As an entrepreneur you should find a handful of investors to update regularly.  If you have raised a series A, your board member(s) will serve this function.  But pre-series A the forcing function of regular updates to a select group helps keep you on a cadence and clear path as a company.  It also means there is a set of people who are familiar with your business and more able to be helpful.

As an angel, leave it up to the entrepreneur how they want to update their investors.  Do not demand detailed updates from entrepreneurs simply for the sake of wanting to know what is going on.  Instead, ask how you can help and an update usually naturally follows.  Else you are just wasting the founders time - time that is better spent iterating on product, writing code, or closing sales.

Many founders get stuck in a "work cocoon" and forget to reach out to their investors for help.  Sometimes this help can save the founders a lot of time or make them change direction.  By proactively asking how you can help, you may save the entrepreneurs a lot of grief without wasting their time asking for a detailed snapshot of their metrics.

If a startup asks for help, follow up quickly and make what they request happen.  This may include closing a candidate, chasing down a sales lead, or providing feedback on a term sheet.  Whatever it may be, do it fast.

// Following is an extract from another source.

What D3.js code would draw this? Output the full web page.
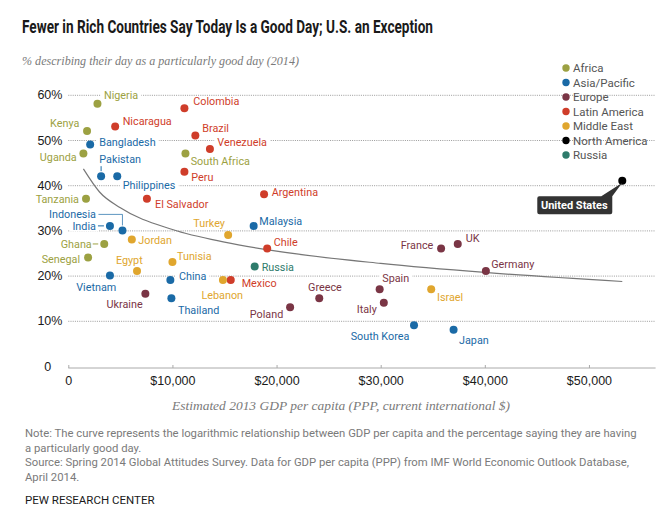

4. Sign documents (and generally follow up) quickly.
Turn any deal documents (investments, M&A, etc.) within 24 hours.  This will reduce stress for entrepreneurs.  (I have been guilty of violating this one lately as my own startup takes up crazy amount of time.)

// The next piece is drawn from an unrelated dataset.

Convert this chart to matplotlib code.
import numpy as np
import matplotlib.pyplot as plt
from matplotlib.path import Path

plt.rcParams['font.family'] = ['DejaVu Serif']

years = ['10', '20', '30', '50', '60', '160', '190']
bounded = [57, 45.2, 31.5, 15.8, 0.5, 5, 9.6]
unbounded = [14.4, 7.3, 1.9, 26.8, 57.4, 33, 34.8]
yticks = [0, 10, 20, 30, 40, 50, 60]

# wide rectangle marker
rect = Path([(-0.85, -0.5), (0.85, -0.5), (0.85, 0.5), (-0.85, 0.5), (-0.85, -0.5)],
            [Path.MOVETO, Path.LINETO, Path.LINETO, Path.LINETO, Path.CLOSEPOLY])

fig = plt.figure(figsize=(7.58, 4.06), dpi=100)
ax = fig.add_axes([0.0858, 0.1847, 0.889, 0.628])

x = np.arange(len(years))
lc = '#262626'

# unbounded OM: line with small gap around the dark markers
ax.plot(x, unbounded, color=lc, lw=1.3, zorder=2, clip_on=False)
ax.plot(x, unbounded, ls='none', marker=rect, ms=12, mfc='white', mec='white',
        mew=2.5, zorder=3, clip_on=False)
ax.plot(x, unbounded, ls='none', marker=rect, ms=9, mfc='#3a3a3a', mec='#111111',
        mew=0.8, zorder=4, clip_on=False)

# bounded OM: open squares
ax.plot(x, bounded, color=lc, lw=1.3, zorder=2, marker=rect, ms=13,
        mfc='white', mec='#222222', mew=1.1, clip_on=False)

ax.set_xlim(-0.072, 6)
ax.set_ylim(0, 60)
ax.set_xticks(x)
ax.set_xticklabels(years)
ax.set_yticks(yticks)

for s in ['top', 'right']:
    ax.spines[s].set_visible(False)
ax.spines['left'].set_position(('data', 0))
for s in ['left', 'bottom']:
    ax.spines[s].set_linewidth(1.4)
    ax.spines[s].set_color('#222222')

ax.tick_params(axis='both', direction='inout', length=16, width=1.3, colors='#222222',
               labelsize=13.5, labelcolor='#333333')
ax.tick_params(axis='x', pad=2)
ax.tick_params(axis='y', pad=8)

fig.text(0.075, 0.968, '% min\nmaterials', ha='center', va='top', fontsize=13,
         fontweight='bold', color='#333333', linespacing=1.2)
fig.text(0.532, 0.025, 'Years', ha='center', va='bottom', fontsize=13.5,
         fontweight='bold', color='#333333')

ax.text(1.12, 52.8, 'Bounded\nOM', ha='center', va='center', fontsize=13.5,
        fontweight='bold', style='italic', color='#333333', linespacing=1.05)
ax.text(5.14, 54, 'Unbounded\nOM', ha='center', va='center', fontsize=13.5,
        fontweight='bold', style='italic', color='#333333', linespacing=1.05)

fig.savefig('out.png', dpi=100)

5. Don't nickel and dime the startup.  Be gracious during acquisitions.
Some of the worst angel behavior [2] (and founder behavior[3]) I have seen has cropped up during small acquisitions.  During an acquihire, the entrepreneur and team are committing the next 4 years of their lives to the company buying them.  The angel will at best make their money back or 2X their money.  I have seen brand name professional angels push and browbeat entrepreneurs to go to a worse company to get slightly more money for themselves.  While this incremental return does not really impact their portfolio's returns, it means the entrepreneur gets stuck working somewhere crappy for multiple years.

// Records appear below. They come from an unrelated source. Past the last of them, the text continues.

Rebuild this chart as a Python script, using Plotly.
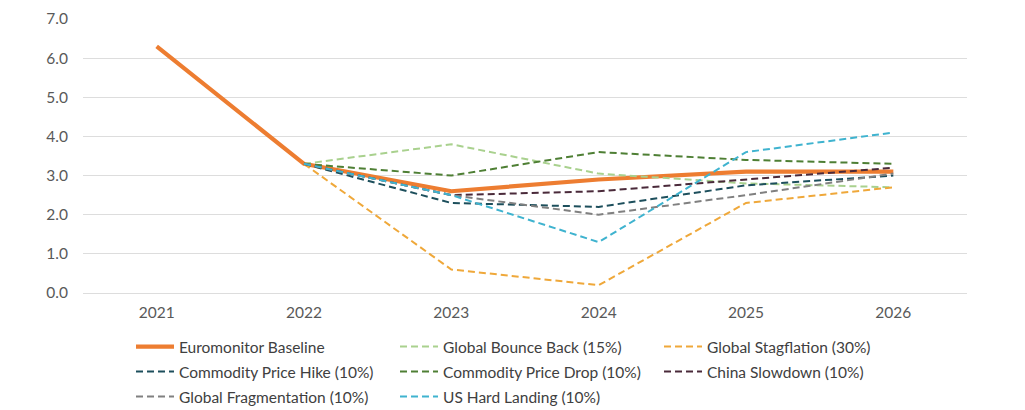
import plotly.graph_objects as go

years = ["2021", "2022", "2023", "2024", "2025", "2026"]

baseline = [6.3, 3.3, 2.6, 2.9, 3.1, 3.1]
bounce_back = [None, 3.3, 3.8, 3.05, 2.8, 2.7]
stagflation = [None, 3.3, 0.6, 0.2, 2.3, 2.7]
price_hike = [None, 3.3, 2.3, 2.2, 2.75, 3.0]
price_drop = [None, 3.3, 3.0, 3.6, 3.4, 3.3]
china_slowdown = [None, 3.3, 2.5, 2.6, 2.9, 3.2]
fragmentation = [None, 3.3, 2.5, 2.0, 2.5, 3.05]
us_hard_landing = [None, 3.3, 2.5, 1.3, 3.6, 4.1]

y_ticks = [0, 1, 2, 3, 4, 5, 6, 7]

series = [
    ("Euromonitor Baseline", baseline, "#ED7D31", 4.2, "solid", "legend"),
    ("Global Bounce Back (15%)", bounce_back, "#A9D18E", 2, "7px,4px", "legend"),
    ("Global Stagflation (30%)", stagflation, "#EFA83A", 2, "7px,4px", "legend"),
    ("Commodity Price Hike (10%)", price_hike, "#1D4F5C", 2, "7px,4px", "legend2"),
    ("Commodity Price Drop (10%)", price_drop, "#4E7F34", 2, "7px,4px", "legend2"),
    ("China Slowdown (10%)", china_slowdown, "#4A2A3A", 2, "7px,4px", "legend2"),
    ("Global Fragmentation (10%)", fragmentation, "#808080", 2, "7px,4px", "legend3"),
    ("US Hard Landing (10%)", us_hard_landing, "#3FB3CF", 2, "7px,4px", "legend3"),
]

fig = go.Figure()
for name, vals, color, width, dash, leg in series:
    fig.add_trace(go.Scatter(
        x=years, y=vals, name=name, mode="lines",
        line=dict(color=color, width=width, dash=dash),
        connectgaps=False, legend=leg,
    ))

font_family = "Lato, 'Open Sans', sans-serif"
W, H = 1017, 402  # page body adds an 8px offset


def row_legend(center_y_page):
    return dict(
        orientation="h",
        xref="container", yref="container",
        x=(116 + 7) / W, y=1 - (center_y_page - 8) / H,
        xanchor="left", yanchor="middle",
        entrywidth=211, entrywidthmode="pixels",
        font=dict(family=font_family, size=15.5, color="#404040"),
        itemwidth=38,
        traceorder="normal",
        bgcolor="rgba(0,0,0,0)",
    )


fig.update_layout(
    width=W, height=H,
    margin=dict(l=75, r=58, t=11, b=117, autoexpand=False),
    plot_bgcolor="white", paper_bgcolor="white",
    font=dict(family=font_family, size=15, color="#595959"),
    showlegend=True,
    legend=row_legend(347),
    legend2=row_legend(372),
    legend3=row_legend(397),
    xaxis=dict(
        type="category", range=[-0.5, 5.5],
        showgrid=False, showline=False, zeroline=False,
        ticks="", ticklabelstandoff=8,
        tickfont=dict(size=15.5, color="#595959"),
    ),
    yaxis=dict(
        range=[0, 7], tickvals=y_ticks, tickformat=".1f",
        showgrid=True, gridcolor="#DDDDDD", gridwidth=1,
        zeroline=True, zerolinecolor="#DDDDDD", zerolinewidth=1,
        showline=False, ticks="", ticklabelstandoff=14,
        tickfont=dict(size=15.5, color="#595959"),
    ),
)

fig.write_html("out.html")
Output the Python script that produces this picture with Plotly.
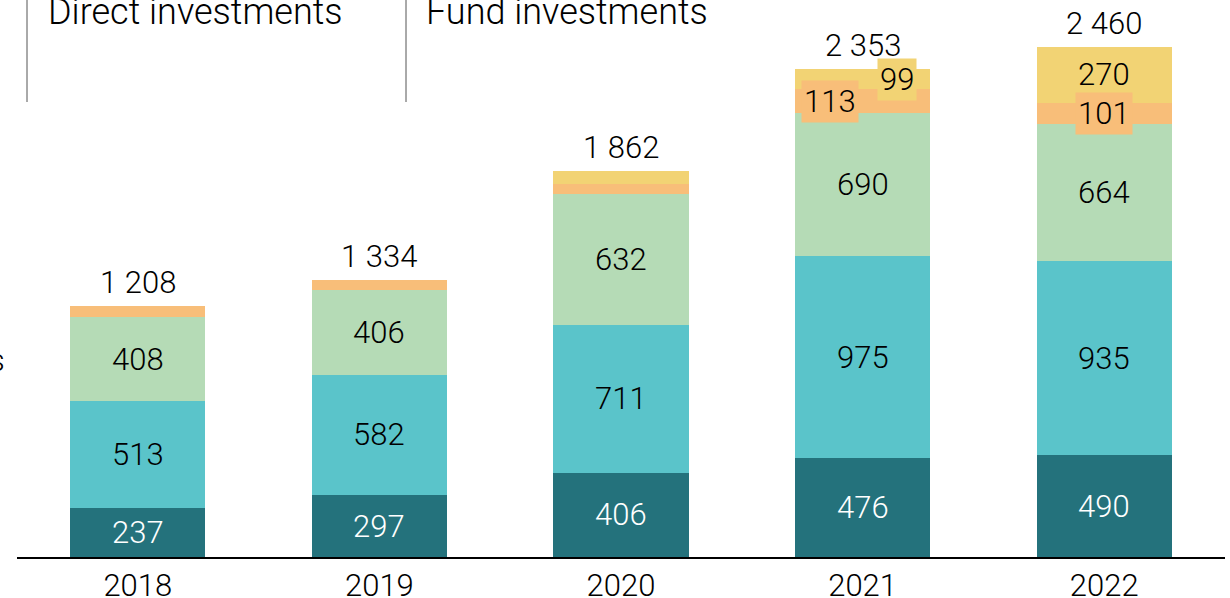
import plotly.graph_objects as go

years = ["2018", "2019", "2020", "2021", "2022"]
dark_teal = [237, 297, 406, 476, 490]
teal = [513, 582, 711, 975, 935]
green = [408, 406, 632, 690, 664]
orange = [50, 49, 48, 113, 101]
yellow = [0, 0, 65, 99, 270]
totals = [1208, 1334, 1862, 2353, 2460]

series = [
    (dark_teal, "#24727C", "white"),
    (teal, "#5AC4CA", "black"),
    (green, "#B5DBB6", "black"),
    (orange, "#F8BE79", "black"),
    (yellow, "#F2D374", "black"),
]

FONT = "Roboto"
NUM_SIZE = 31

fig = go.Figure()
for vals, col, _ in series:
    fig.add_trace(go.Bar(x=years, y=vals, marker=dict(color=col, line=dict(width=0)),
                         hoverinfo="skip", showlegend=False))

annotations = []
special = {
    (3, 3): dict(xshift=-33, bg=True),   # 2021 orange
    (3, 4): dict(xshift=34, bg=True),    # 2021 yellow
    (4, 3): dict(xshift=0, bg=True),     # 2022 orange
}
for i, yr in enumerate(years):
    base = 0
    for s, (vals, col, tcol) in enumerate(series):
        v = vals[i]
        mid = base + v / 2
        base += v
        show = s < 3 or (i, s) in special or (i == 4 and s == 4)
        if not show or v == 0:
            continue
        sp = special.get((i, s), {})
        annotations.append(dict(
            x=i, y=mid, xref="x", yref="y", text=str(v), showarrow=False,
            xanchor="center", yanchor="middle", xshift=sp.get("xshift", 0),
            font=dict(family=FONT, size=NUM_SIZE, color=tcol, weight=300),
            bgcolor=col if sp.get("bg") else None, borderpad=2,
        ))
    annotations.append(dict(
        x=i, y=totals[i], xref="x", yref="y", text=f"{totals[i]:,}".replace(",", " "),
        showarrow=False, xanchor="center", yanchor="bottom", yshift=3,
        font=dict(family=FONT, size=NUM_SIZE, color="black", weight=300),
    ))

W, H = 1230, 598
L, R, T, B = 17, 5, 0, 41
pw = W - L - R
ph = H - T - B

def px_x(p):
    return (p - L) / pw

def px_y(p):
    return 1 - (p - T) / ph

for txt, xl in [("Direct investments", 46), ("Fund investments", 424)]:
    annotations.append(dict(
        x=px_x(xl), y=px_y(35), xref="paper", yref="paper", text=txt, showarrow=False,
        xanchor="left", yanchor="bottom",
        font=dict(family=FONT, size=36, color="black", weight=300),
    ))
annotations.append(dict(
    x=px_x(7), y=px_y(381), xref="paper", yref="paper", text="s", showarrow=False,
    xanchor="right", yanchor="bottom",
    font=dict(family=FONT, size=31, color="black", weight=300),
))

shapes = []
for xl in [27, 406]:
    shapes.append(dict(type="line", xref="paper", yref="paper",
                       x0=px_x(xl), x1=px_x(xl), y0=px_y(102), y1=1.02,
                       line=dict(color="#555555", width=1)))

fig.update_layout(
    barmode="stack", bargap=0.44,
    width=W, height=H, margin=dict(l=L, r=R, t=T, b=B, autoexpand=False),
    paper_bgcolor="white", plot_bgcolor="white",
    annotations=annotations, shapes=shapes,
    font=dict(family=FONT),
    xaxis=dict(type="category", range=[-0.5, 4.5], showline=True, linecolor="black",
               linewidth=2, ticks="",
               tickfont=dict(family=FONT, size=31, color="black", weight=300),
               showgrid=False, zeroline=False, fixedrange=True, automargin=False),
    yaxis=dict(range=[0, ph / 0.2075], visible=False, showgrid=False, zeroline=False,
               fixedrange=True, automargin=False),
)

fig.write_html("out.html", config={"displayModeBar": False},
               post_script="document.body.style.margin='0';")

Acquisitions are times of high stress for founders.  This is the worst possible time for an angel to be a jerk, but some angels push for more upside for themselves at this moment.  This does not mean angels should allow themselves to get screwed during an acquisition (this can happen too).  It just means you should keep clear headed and focused on what is fair and then communicate what you think to the stressed out entrepreneur.

6. If needed, be a psychiatrist.
Startups are hard.  Sometimes founders just need to vent.  Or co-founders need someone to help mediate.  Some of the best investors can help founders during this time of trouble.  Michael Dearing is a great example of an amazing startup whisperer.

7. Be honest.
Entrepreneurs sometimes need blunt and up front advice.  For example, as a first time manager entrepreneurs may make a mistake in how they are dealing with an employee issue.  Or, maybe the VC who is courting them is not trustworthy and the entrepreneur should know about it.   Blunt and honest opinions can go a long way in these moments.

When giving feedback or advice, remind the entrepreneur you are just sharing your opinion based on experience - it is up to her to take the information you provide and decide for herself.  Generic startup advice is often wrong.  Don't be intellectually lazy and just pattern match - instead, try to understand the nuances of the founders' business and give advice based on context.  Be sure to explain the assumptions underlying your advice in case your assumptions are off.

8. Celebrate the founders.
Successes are hard to come by.  If the entrepreneurs hit a big milestone, offer to bring by a bottle of champagne or case of beer.  Or, organize a party or drinks for your portfolio if you have a large enough one.  Starting a company is hard - celebrate key moments with the entrepreneurs and their teams when you can.

Thanks to Sam Altman, Avichal GargHarj Taggar, for comments and feedback on this post.

[0] Angels (especially "professional" superangels) sometimes feel they owe VCs more then they owe entrepreneurs.  This is because they have a portfolio of startups the VC may invest in, or the VC may pull them into a hot series A, if the angel is properly supportive of the VC.  Angels should always chose to do what is right for the company over what is right for the VC, even though this may hurt their long term economic interests relative to the VC.

[1] Most "someday in the future" conflicts of interest never materialize.   Founders are often very ambitious and paranoid about where their business may wander.  99% of these paths do not materialize and perceived general conflicts tend not to play a big role in your business.

[2] I have one ex-investor who still complains to me that I sold my company to Twitter.  He was not a believer in Twitter and sold his shares in the company as soon as he could, and missed out on the more then 10X the stock has seen since then.  Not sure how this is my fault?

[3] One company I know of sold to another private company for $18M.  The entrepreneur negotiated ~$15M for himself in retention, a few million for the rest of a 15 person team (so they effectively got hiring packages at best) and gave a pittance back to the investors relative to the money invested.   Entrepreneurs should do what's right for themselves, but they also should do right by their team as well as investors who pitched in.  I would be surprised if the team members stick around given their low compensation.

[Side Note] No one is perfect, and all angels will make mistakes at one point or another (I know I have made a number of mistakes as both an entrepreneur and an angel).  So, the above is meant more as what I look for (as an entrepreneur) in my investors, as well as behavior I have respected in investors I admire.